Problem to work on: Print exactly the lines from the first one down to the line containing "0.1539, 0.1533, 0.1525, 0.1514, 0.1510, 0.1500, 0.1496, 0.1486];", both ends included, with no pictures and nothing else.

-------- Recorded data --------

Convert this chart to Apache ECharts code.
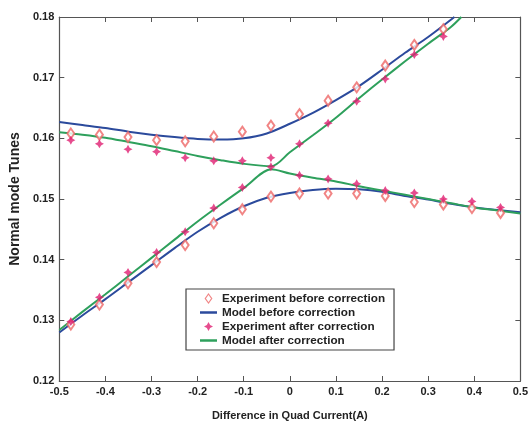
<!DOCTYPE html>
<html>
<head>
<meta charset="utf-8">
<script src="https://cdn.jsdelivr.net/npm/echarts@6/dist/echarts.min.js"></script>
<style>
  html, body { margin: 0; padding: 0; background: #fff; }
  #chart { width: 531px; height: 426px; }
</style>
</head>
<body>
<div id="chart"></div>
<script>
// experiment currents (A) and measured tunes
const expX = [-0.475, -0.413, -0.351, -0.289, -0.227, -0.165, -0.103, -0.041,
  0.021, 0.083, 0.145, 0.207, 0.27, 0.333, 0.395, 0.457];
const expBeforeUpper = [0.1608, 0.1606, 0.1602, 0.1597, 0.1595, 0.1603, 0.1611, 0.1621,
  0.1640, 0.1662, 0.1684, 0.1720, 0.1754, 0.1780];
const expBeforeLower = [0.1293, 0.1326, 0.1361, 0.1396, 0.1424, 0.1460, 0.1483, 0.1504,
  0.1509, 0.1509, 0.1509, 0.1505, 0.1495, 0.1491, 0.1485, 0.1477];
const expAfterUpper = [0.1597, 0.1591, 0.1582, 0.1578, 0.1568, 0.1563, 0.1563, 0.1568,
  0.1591, 0.1625, 0.1661, 0.1698, 0.1738, 0.1768];
const expAfterLower = [0.1298, 0.1338, 0.1379, 0.1412, 0.1446, 0.1485, 0.1519, 0.1553,
  0.1539, 0.1533, 0.1525, 0.1514, 0.1510, 0.1500, 0.1496, 0.1486];

// model curves
const modelX = [-0.5, -0.45, -0.4, -0.35, -0.3, -0.25, -0.2, -0.15, -0.1, -0.05,
  0, 0.05, 0.1, 0.15, 0.2, 0.25, 0.3, 0.35, 0.4, 0.45, 0.5];
const beforeUpperX = [-0.5, -0.45, -0.4, -0.35, -0.3, -0.25, -0.2, -0.15, -0.1, -0.05,
  0, 0.05, 0.1, 0.15, 0.2, 0.25, 0.3, 0.357];
const beforeUpper = [0.1627, 0.1622, 0.1617, 0.1611, 0.1606, 0.1602, 0.1599, 0.1598, 0.1600, 0.1608,
  0.1624, 0.1642, 0.1663, 0.1686, 0.1713, 0.1741, 0.1767, 0.18];
const beforeLower = [0.1280, 0.1308, 0.1335, 0.1363, 0.1391, 0.1419, 0.1446, 0.1469, 0.1488, 0.1502,
  0.1510, 0.1515, 0.1517, 0.1516, 0.1512, 0.1505, 0.1499, 0.1492, 0.1486, 0.1482, 0.1478];
const afterUpperX = [-0.5, -0.45, -0.4, -0.35, -0.3, -0.25, -0.2, -0.15, -0.1, -0.04,
  0, 0.05, 0.1, 0.15, 0.2, 0.25, 0.3, 0.35, 0.372];
const afterUpper = [0.1610, 0.1606, 0.1601, 0.1594, 0.1587, 0.1579, 0.1571, 0.1564, 0.1558, 0.1554,
  0.1577, 0.1605, 0.1634, 0.1666, 0.1697, 0.1727, 0.1756, 0.1784, 0.18];
const afterLowerX = [-0.5, -0.45, -0.4, -0.35, -0.3, -0.25, -0.2, -0.15, -0.1, -0.04,
  0, 0.05, 0.1, 0.15, 0.2, 0.25, 0.3, 0.35, 0.4, 0.45, 0.5];
const afterLower = [0.1284, 0.1314, 0.1343, 0.1373, 0.1403, 0.1433, 0.1463, 0.1491, 0.1518, 0.1549,
  0.1542, 0.1535, 0.1529, 0.1521, 0.1514, 0.1507, 0.1500, 0.1493, 0.1486, 0.1481, 0.1476];

const names = ["Experiment before correction", "Model before correction",
  "Experiment after correction", "Model after correction"];

const zip = (xs, ys) => ys.map((y, i) => [xs[i], y]);

const diamondPath = "path://M5,0L10,7L5,14L0,7Z";
const starPath = "path://M0,-5L1.8,-1.8L5,0L1.8,1.8L0,5L-1.8,1.8L-5,0L-1.8,-1.8Z";
const barPath = "path://M0,0L34,0L34,5L0,5Z";
const font = "Liberation Sans";
const blue = "#2b4a9c", green = "#2ea05c", salmon = "#ee6666", magenta = "#e01f72";

const chart = echarts.init(document.getElementById("chart"));

const axisCommon = {
  axisLine: { show: true, onZero: false, lineStyle: { color: "#555", width: 1.2 } },
  axisTick: { show: true, inside: true, length: 5, lineStyle: { color: "#555" } },
  splitLine: { show: false }
};

const lineSeries = (name, xs, ys, color) => ({
  name: name,
  type: "line",
  data: zip(xs, ys),
  symbol: "none",
  smooth: 0.3,
  lineStyle: { color: color, width: 2 },
  itemStyle: { color: color },
  z: 2
});

const option = {
  animation: false,
  grid: { left: 57, right: 6, top: 17, bottom: 43, containLabel: false },
  legend: {
    orient: "vertical",
    left: 186,
    top: 289,
    data: [
      { name: names[0], icon: diamondPath, itemStyle: { color: "#fff", borderColor: salmon, borderWidth: 1.2 } },
      { name: names[1], icon: barPath, itemStyle: { color: blue, borderWidth: 0 } },
      { name: names[2], icon: starPath, itemStyle: { color: magenta } },
      { name: names[3], icon: barPath, itemStyle: { color: green, borderWidth: 0 } }
    ],
    itemWidth: 17,
    itemHeight: 9,
    itemGap: 1,
    padding: [3, 9, 3, 14],
    borderColor: "#444",
    borderWidth: 1.2,
    borderRadius: 0,
    backgroundColor: "#fff",
    textStyle: { fontFamily: font, fontWeight: "bold", fontSize: 11.7, lineHeight: 13, color: "#222" }
  },
  xAxis: [
    Object.assign({
      type: "value", min: -0.5, max: 0.5, interval: 0.1,
      position: "bottom",
      name: "Difference in Quad Current(A)",
      nameLocation: "middle",
      nameGap: 29,
      nameTextStyle: { fontFamily: font, fontWeight: "bold", fontSize: 11, color: "#222" },
      axisLabel: {
        fontFamily: font, fontWeight: "bold", fontSize: 11, color: "#222", margin: 5,
        formatter: v => Math.abs(v) < 1e-9 ? "0" : v.toFixed(1)
      }
    }, axisCommon),
    Object.assign({
      type: "value", min: -0.5, max: 0.5, interval: 0.1,
      position: "top",
      axisLabel: { show: false }
    }, axisCommon)
  ],
  yAxis: [
    Object.assign({
      type: "value", min: 0.12, max: 0.18, interval: 0.01,
      position: "left",
      name: "Normal mode Tunes",
      nameLocation: "middle",
      nameGap: 33,
      nameTextStyle: { fontFamily: font, fontWeight: "bold", fontSize: 14, color: "#222" },
      axisLabel: {
        fontFamily: font, fontWeight: "bold", fontSize: 11, color: "#222", margin: 5,
        formatter: v => v.toFixed(2)
      }
    }, axisCommon),
    Object.assign({
      type: "value", min: 0.12, max: 0.18, interval: 0.01,
      position: "right",
      axisLabel: { show: false }
    }, axisCommon)
  ],
  series: [
    {
      name: names[0], type: "scatter",
      data: zip(expX, expBeforeUpper).concat(zip(expX, expBeforeLower)),
      symbol: "emptyDiamond", symbolSize: [7, 10],
      itemStyle: { color: salmon, borderWidth: 1 },
      z: 3
    },
    lineSeries(names[1], beforeUpperX, beforeUpper, blue),
    lineSeries(names[1], modelX, beforeLower, blue),
    {
      name: names[2], type: "scatter",
      data: zip(expX, expAfterUpper).concat(zip(expX, expAfterLower)),
      symbol: starPath, symbolSize: 9,
      itemStyle: { color: magenta },
      z: 4
    },
    lineSeries(names[3], afterUpperX, afterUpper, green),
    lineSeries(names[3], afterLowerX, afterLower, green)
  ]
};

chart.setOption(option);
</script>
</body>
</html>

--------

Exercise output:
Convert this chart to Apache ECharts code.
<!DOCTYPE html>
<html>
<head>
<meta charset="utf-8">
<script src="https://cdn.jsdelivr.net/npm/echarts@6/dist/echarts.min.js"></script>
<style>
  html, body { margin: 0; padding: 0; background: #fff; }
  #chart { width: 531px; height: 426px; }
</style>
</head>
<body>
<div id="chart"></div>
<script>
// experiment currents (A) and measured tunes
const expX = [-0.475, -0.413, -0.351, -0.289, -0.227, -0.165, -0.103, -0.041,
  0.021, 0.083, 0.145, 0.207, 0.27, 0.333, 0.395, 0.457];
const expBeforeUpper = [0.1608, 0.1606, 0.1602, 0.1597, 0.1595, 0.1603, 0.1611, 0.1621,
  0.1640, 0.1662, 0.1684, 0.1720, 0.1754, 0.1780];
const expBeforeLower = [0.1293, 0.1326, 0.1361, 0.1396, 0.1424, 0.1460, 0.1483, 0.1504,
  0.1509, 0.1509, 0.1509, 0.1505, 0.1495, 0.1491, 0.1485, 0.1477];
const expAfterUpper = [0.1597, 0.1591, 0.1582, 0.1578, 0.1568, 0.1563, 0.1563, 0.1568,
  0.1591, 0.1625, 0.1661, 0.1698, 0.1738, 0.1768];
const expAfterLower = [0.1298, 0.1338, 0.1379, 0.1412, 0.1446, 0.1485, 0.1519, 0.1553,
  0.1539, 0.1533, 0.1525, 0.1514, 0.1510, 0.1500, 0.1496, 0.1486];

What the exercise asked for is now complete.